### Supplied material
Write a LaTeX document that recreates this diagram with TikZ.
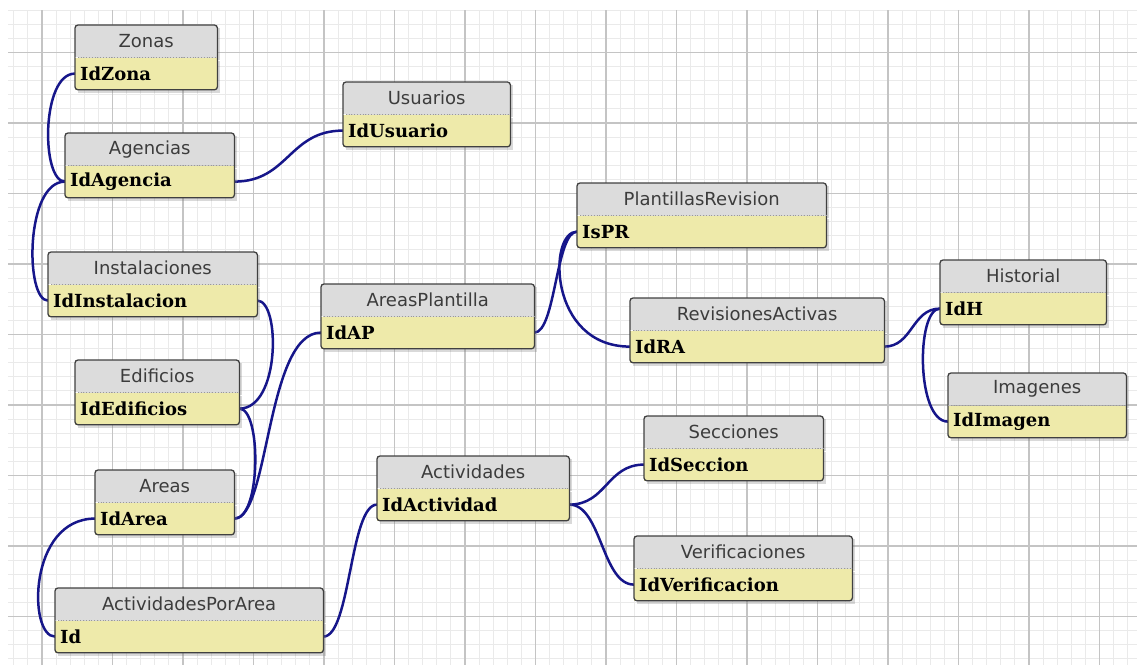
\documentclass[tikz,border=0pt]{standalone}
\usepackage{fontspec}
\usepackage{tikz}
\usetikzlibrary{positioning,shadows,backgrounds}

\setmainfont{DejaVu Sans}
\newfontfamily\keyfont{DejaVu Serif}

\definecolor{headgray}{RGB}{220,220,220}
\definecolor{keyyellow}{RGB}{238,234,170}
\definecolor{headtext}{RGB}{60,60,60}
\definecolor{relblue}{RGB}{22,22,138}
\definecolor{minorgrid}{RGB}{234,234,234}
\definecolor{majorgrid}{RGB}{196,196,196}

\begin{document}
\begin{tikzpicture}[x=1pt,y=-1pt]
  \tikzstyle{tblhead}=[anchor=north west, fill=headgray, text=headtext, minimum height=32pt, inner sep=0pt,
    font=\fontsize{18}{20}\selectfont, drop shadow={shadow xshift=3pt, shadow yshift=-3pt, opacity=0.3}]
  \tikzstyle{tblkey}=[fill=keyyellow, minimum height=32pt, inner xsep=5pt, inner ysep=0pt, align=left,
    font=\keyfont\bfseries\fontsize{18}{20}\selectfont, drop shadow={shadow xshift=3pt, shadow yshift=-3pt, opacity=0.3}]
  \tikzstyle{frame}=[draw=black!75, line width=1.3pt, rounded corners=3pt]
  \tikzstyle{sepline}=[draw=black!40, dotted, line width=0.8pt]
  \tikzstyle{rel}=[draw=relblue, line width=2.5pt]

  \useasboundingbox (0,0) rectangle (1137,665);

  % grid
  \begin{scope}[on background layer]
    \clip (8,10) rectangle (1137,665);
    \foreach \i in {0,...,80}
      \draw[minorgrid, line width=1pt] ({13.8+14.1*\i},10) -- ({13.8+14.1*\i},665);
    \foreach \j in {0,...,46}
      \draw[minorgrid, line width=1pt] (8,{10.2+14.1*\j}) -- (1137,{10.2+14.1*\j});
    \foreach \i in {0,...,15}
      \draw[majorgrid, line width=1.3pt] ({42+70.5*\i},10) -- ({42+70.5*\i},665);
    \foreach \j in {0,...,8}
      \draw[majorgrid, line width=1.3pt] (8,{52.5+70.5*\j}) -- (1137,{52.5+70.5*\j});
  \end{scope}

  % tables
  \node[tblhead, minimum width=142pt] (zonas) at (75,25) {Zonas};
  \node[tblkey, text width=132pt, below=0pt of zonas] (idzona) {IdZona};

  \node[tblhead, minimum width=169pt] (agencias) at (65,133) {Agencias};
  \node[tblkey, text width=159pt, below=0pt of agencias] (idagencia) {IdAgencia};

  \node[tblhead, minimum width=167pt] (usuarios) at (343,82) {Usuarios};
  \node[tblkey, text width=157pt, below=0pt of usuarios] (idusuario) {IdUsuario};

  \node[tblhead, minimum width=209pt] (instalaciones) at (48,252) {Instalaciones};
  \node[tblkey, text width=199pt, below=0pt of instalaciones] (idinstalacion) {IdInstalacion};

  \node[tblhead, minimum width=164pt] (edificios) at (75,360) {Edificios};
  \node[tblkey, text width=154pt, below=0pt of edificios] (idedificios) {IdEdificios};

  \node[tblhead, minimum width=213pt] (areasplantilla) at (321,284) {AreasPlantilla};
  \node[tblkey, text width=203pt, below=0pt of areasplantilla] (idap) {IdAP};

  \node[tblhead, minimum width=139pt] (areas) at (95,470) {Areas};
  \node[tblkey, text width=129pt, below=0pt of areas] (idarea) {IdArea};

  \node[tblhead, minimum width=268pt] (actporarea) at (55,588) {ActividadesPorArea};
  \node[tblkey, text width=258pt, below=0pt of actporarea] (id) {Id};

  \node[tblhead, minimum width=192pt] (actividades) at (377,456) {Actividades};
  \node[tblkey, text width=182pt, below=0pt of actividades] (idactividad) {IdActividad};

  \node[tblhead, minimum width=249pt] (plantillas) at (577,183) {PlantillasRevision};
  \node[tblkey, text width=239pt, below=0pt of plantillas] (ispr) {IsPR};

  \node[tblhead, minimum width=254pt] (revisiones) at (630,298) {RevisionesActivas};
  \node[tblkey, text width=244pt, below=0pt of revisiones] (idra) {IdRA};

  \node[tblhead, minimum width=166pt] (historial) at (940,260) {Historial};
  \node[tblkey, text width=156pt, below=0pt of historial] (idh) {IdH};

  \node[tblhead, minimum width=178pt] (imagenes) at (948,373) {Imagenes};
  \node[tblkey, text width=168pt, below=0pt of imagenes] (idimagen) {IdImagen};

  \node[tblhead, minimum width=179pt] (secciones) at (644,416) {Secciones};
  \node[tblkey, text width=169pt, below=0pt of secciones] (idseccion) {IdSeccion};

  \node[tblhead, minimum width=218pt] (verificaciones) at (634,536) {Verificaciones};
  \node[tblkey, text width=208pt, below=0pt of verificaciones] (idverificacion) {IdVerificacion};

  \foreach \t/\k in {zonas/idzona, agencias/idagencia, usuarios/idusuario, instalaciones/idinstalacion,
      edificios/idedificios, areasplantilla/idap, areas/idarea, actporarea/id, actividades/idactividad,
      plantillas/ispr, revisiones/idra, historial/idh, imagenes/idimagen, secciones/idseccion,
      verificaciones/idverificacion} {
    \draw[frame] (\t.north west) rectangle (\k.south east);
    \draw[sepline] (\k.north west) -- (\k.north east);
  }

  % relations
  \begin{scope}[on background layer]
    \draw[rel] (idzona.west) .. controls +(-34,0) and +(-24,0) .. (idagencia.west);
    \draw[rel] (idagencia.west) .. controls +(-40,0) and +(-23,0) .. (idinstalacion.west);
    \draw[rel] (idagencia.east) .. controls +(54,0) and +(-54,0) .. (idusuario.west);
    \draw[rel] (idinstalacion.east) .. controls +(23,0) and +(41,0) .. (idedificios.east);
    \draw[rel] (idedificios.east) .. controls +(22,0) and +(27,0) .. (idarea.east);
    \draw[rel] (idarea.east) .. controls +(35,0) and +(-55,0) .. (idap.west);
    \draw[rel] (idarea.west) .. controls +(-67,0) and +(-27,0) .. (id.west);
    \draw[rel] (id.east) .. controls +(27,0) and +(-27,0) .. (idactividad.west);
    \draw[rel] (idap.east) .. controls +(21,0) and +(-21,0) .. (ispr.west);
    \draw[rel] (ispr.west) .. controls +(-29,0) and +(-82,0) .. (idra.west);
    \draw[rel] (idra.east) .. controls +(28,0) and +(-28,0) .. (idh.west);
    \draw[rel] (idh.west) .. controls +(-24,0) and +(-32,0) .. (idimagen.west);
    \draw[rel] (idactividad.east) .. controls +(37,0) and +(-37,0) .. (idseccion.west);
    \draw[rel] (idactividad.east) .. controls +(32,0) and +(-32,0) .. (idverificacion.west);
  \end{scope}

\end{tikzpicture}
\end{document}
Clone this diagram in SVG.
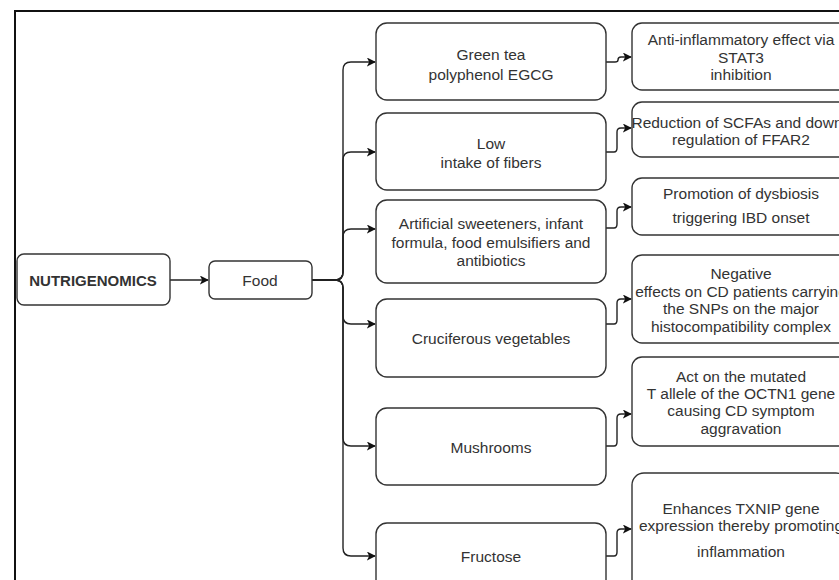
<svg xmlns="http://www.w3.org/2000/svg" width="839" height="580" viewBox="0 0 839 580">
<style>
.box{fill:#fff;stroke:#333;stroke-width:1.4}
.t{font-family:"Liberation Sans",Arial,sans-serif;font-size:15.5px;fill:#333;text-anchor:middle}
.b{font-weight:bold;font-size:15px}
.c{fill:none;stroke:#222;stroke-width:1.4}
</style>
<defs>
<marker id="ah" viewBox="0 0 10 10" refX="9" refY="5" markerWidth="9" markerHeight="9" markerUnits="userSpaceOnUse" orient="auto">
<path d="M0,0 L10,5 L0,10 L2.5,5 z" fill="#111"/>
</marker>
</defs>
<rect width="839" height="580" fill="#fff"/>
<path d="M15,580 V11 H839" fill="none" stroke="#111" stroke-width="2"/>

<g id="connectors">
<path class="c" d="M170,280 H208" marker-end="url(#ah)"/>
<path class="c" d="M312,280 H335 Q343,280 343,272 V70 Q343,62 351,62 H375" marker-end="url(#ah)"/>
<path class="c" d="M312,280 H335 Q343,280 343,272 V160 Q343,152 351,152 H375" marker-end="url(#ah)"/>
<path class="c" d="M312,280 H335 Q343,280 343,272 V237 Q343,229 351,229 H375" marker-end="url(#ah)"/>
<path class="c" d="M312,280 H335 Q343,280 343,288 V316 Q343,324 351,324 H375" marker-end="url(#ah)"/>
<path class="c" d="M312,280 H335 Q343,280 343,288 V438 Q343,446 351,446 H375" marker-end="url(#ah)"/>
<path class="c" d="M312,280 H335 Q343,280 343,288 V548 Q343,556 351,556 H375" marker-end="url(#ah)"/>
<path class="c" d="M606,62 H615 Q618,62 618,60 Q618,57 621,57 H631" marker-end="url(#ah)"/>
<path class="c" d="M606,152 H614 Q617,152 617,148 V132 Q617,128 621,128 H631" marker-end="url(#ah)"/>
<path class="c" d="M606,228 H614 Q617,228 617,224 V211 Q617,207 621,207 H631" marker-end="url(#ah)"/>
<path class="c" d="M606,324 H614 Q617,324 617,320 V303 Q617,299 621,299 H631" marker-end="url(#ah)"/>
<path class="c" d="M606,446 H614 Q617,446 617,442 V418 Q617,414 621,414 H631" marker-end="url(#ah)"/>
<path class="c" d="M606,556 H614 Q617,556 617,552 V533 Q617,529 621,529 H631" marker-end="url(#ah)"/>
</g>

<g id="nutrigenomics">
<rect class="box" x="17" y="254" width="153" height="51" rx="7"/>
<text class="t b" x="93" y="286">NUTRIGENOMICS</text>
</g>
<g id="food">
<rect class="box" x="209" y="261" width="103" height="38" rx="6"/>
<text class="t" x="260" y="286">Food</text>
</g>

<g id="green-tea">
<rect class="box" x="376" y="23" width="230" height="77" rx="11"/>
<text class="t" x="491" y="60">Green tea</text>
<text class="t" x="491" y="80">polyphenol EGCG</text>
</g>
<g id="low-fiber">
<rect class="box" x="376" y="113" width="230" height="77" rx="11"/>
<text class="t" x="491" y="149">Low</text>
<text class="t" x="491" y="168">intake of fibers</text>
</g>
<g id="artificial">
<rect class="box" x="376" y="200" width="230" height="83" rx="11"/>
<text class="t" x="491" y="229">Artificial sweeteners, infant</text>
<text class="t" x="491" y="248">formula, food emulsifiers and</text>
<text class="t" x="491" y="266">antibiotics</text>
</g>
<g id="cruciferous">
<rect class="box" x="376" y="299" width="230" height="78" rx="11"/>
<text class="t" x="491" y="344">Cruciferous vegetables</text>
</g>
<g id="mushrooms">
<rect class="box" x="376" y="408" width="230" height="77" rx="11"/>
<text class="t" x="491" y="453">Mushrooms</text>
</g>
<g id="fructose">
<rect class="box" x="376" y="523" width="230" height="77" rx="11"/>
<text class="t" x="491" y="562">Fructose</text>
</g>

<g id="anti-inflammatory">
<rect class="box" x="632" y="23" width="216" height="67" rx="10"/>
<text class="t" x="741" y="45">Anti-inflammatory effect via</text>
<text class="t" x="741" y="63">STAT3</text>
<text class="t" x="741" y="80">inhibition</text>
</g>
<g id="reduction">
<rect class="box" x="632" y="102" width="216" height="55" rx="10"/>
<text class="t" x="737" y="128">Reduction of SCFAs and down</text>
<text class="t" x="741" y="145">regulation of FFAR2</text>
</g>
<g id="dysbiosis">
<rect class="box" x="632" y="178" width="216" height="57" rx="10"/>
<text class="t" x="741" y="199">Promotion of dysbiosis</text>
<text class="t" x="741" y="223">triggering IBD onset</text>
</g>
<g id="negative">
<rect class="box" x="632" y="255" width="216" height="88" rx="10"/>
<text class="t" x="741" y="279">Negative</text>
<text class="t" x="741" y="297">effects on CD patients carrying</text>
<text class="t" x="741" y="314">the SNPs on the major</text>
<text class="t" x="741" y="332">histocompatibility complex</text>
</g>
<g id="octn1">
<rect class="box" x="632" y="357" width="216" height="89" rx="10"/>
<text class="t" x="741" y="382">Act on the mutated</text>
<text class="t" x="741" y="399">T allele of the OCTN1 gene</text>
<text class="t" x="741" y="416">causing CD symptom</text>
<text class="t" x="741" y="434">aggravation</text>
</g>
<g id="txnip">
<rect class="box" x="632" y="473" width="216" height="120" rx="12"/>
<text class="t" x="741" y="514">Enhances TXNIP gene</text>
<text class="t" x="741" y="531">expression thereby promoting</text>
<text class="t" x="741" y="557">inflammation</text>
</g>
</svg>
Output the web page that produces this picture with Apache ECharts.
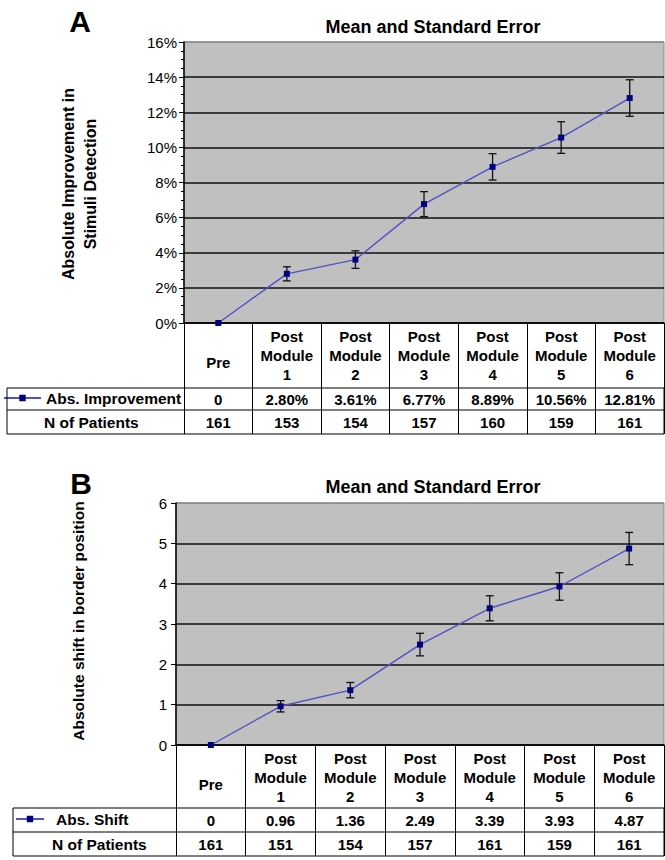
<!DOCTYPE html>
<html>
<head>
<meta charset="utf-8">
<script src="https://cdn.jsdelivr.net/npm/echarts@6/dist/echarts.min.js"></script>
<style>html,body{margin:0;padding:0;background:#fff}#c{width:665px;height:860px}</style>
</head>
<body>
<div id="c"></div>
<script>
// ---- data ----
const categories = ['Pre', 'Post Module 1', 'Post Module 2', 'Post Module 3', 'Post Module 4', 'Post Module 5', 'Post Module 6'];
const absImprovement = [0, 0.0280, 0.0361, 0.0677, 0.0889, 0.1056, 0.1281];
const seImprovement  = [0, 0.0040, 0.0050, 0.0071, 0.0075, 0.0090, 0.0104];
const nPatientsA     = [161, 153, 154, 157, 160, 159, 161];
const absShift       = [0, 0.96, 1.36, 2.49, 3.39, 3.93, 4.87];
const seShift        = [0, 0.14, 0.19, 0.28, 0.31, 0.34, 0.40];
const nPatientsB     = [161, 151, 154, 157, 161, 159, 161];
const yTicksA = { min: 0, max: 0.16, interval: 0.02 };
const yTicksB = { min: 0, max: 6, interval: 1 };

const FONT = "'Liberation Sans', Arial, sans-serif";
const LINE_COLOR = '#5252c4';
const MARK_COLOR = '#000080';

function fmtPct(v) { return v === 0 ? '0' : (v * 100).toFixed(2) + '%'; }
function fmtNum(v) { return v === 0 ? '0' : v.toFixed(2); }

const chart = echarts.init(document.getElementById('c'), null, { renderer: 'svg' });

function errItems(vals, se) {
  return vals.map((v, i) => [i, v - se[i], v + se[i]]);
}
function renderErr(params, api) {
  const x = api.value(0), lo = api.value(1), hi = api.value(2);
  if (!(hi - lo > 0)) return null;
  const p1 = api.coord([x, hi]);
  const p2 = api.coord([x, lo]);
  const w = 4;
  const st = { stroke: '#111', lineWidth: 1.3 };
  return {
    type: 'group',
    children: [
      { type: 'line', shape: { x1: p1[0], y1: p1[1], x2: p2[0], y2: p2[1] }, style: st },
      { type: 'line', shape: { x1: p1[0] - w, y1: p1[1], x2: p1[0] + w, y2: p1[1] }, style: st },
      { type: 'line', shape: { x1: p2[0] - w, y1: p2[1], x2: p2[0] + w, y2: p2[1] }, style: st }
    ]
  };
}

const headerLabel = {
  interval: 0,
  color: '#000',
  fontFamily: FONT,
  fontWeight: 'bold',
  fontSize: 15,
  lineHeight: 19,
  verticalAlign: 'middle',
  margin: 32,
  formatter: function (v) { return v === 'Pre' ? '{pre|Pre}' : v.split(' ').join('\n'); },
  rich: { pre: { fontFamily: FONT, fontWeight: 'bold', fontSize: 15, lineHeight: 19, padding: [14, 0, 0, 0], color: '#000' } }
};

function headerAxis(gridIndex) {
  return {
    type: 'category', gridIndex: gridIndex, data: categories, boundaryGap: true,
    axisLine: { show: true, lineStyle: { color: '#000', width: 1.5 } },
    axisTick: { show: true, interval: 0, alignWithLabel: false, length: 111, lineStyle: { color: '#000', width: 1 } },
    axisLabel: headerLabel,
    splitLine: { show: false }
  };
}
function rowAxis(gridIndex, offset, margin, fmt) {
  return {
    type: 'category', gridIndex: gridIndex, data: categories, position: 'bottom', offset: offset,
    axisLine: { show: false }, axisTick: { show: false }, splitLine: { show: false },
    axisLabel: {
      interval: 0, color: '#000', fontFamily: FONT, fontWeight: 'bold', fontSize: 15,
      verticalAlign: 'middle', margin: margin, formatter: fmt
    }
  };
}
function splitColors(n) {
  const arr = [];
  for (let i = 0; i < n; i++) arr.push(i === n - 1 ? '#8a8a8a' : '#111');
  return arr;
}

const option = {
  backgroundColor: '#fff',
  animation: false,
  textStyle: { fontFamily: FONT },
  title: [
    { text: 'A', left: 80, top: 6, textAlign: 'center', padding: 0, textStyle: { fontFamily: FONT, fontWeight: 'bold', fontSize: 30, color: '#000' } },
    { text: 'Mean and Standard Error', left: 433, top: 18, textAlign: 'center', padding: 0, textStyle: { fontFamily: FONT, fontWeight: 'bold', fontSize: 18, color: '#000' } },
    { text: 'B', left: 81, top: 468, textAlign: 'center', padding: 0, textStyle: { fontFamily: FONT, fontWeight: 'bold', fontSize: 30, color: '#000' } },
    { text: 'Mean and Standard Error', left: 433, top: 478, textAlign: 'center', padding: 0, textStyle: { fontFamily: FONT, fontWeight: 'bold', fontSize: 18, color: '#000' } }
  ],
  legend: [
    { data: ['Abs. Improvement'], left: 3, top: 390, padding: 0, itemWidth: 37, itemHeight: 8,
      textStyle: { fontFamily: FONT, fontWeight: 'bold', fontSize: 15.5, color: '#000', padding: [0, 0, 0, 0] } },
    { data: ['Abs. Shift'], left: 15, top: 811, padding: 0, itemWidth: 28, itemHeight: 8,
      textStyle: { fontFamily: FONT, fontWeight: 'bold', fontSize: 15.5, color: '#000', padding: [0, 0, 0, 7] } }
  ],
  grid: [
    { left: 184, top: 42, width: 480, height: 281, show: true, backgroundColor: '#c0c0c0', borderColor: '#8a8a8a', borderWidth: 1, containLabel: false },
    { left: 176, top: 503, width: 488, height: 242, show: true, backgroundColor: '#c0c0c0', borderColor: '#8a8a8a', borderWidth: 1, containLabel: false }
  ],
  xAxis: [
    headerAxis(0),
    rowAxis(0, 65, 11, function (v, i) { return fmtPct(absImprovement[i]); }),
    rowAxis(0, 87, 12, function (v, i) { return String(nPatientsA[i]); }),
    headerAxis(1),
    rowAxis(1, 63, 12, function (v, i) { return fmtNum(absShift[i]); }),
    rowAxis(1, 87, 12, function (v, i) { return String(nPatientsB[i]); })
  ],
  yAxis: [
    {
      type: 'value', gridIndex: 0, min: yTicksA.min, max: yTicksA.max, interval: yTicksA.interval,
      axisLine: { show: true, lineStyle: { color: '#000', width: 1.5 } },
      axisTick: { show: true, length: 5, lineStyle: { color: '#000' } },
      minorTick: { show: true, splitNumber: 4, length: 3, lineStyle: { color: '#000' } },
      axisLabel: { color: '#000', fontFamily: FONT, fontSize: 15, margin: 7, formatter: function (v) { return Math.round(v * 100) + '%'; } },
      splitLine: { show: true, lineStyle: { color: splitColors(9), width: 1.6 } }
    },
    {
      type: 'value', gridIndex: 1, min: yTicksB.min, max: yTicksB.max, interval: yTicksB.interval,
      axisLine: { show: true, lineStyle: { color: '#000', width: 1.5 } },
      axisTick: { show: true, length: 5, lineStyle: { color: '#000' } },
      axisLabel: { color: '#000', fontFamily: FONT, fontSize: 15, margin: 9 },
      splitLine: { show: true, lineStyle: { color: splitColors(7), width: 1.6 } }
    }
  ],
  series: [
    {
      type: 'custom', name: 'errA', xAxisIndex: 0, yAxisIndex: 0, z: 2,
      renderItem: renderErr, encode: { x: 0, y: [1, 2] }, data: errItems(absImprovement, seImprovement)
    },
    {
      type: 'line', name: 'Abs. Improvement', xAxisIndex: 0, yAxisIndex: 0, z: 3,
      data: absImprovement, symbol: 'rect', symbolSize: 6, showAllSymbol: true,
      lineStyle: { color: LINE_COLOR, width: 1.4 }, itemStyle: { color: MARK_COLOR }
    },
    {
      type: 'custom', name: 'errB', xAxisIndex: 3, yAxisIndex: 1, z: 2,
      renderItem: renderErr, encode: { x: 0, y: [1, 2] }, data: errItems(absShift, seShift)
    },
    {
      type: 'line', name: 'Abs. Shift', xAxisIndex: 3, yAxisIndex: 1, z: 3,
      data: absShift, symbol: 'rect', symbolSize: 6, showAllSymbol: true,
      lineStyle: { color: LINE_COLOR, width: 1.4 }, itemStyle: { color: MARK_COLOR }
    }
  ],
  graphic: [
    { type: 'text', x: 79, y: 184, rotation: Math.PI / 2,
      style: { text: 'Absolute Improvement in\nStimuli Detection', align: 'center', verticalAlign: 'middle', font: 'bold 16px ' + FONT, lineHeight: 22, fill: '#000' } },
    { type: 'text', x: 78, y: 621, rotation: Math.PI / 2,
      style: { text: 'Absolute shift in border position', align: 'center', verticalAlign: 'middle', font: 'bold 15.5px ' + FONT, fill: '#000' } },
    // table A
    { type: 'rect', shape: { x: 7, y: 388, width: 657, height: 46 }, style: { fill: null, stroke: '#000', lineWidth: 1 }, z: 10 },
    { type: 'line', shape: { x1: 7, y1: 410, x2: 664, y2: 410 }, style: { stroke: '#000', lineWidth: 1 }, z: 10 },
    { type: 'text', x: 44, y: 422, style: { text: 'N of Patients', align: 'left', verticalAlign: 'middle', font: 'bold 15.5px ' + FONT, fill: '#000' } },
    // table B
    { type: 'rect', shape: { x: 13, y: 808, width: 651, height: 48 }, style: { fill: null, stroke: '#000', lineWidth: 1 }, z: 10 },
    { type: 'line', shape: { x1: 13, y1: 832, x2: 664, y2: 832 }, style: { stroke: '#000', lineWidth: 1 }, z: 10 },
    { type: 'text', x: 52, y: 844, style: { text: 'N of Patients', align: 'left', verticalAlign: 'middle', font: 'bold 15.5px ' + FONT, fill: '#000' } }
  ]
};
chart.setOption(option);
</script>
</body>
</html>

### What you are asked to do
Nothing but the lines from the start of the records above through the line with "(0,0) rectangle (1137,665);" should be retyped, each exactly as written; leave out all pictures.

### Worked answer
Write a LaTeX document that recreates this diagram with TikZ.
\documentclass[tikz,border=0pt]{standalone}
\usepackage{fontspec}
\usepackage{tikz}
\usetikzlibrary{positioning,shadows,backgrounds}

\setmainfont{DejaVu Sans}
\newfontfamily\keyfont{DejaVu Serif}

\definecolor{headgray}{RGB}{220,220,220}
\definecolor{keyyellow}{RGB}{238,234,170}
\definecolor{headtext}{RGB}{60,60,60}
\definecolor{relblue}{RGB}{22,22,138}
\definecolor{minorgrid}{RGB}{234,234,234}
\definecolor{majorgrid}{RGB}{196,196,196}

\begin{document}
\begin{tikzpicture}[x=1pt,y=-1pt]
  \tikzstyle{tblhead}=[anchor=north west, fill=headgray, text=headtext, minimum height=32pt, inner sep=0pt,
    font=\fontsize{18}{20}\selectfont, drop shadow={shadow xshift=3pt, shadow yshift=-3pt, opacity=0.3}]
  \tikzstyle{tblkey}=[fill=keyyellow, minimum height=32pt, inner xsep=5pt, inner ysep=0pt, align=left,
    font=\keyfont\bfseries\fontsize{18}{20}\selectfont, drop shadow={shadow xshift=3pt, shadow yshift=-3pt, opacity=0.3}]
  \tikzstyle{frame}=[draw=black!75, line width=1.3pt, rounded corners=3pt]
  \tikzstyle{sepline}=[draw=black!40, dotted, line width=0.8pt]
  \tikzstyle{rel}=[draw=relblue, line width=2.5pt]

  \useasboundingbox (0,0) rectangle (1137,665);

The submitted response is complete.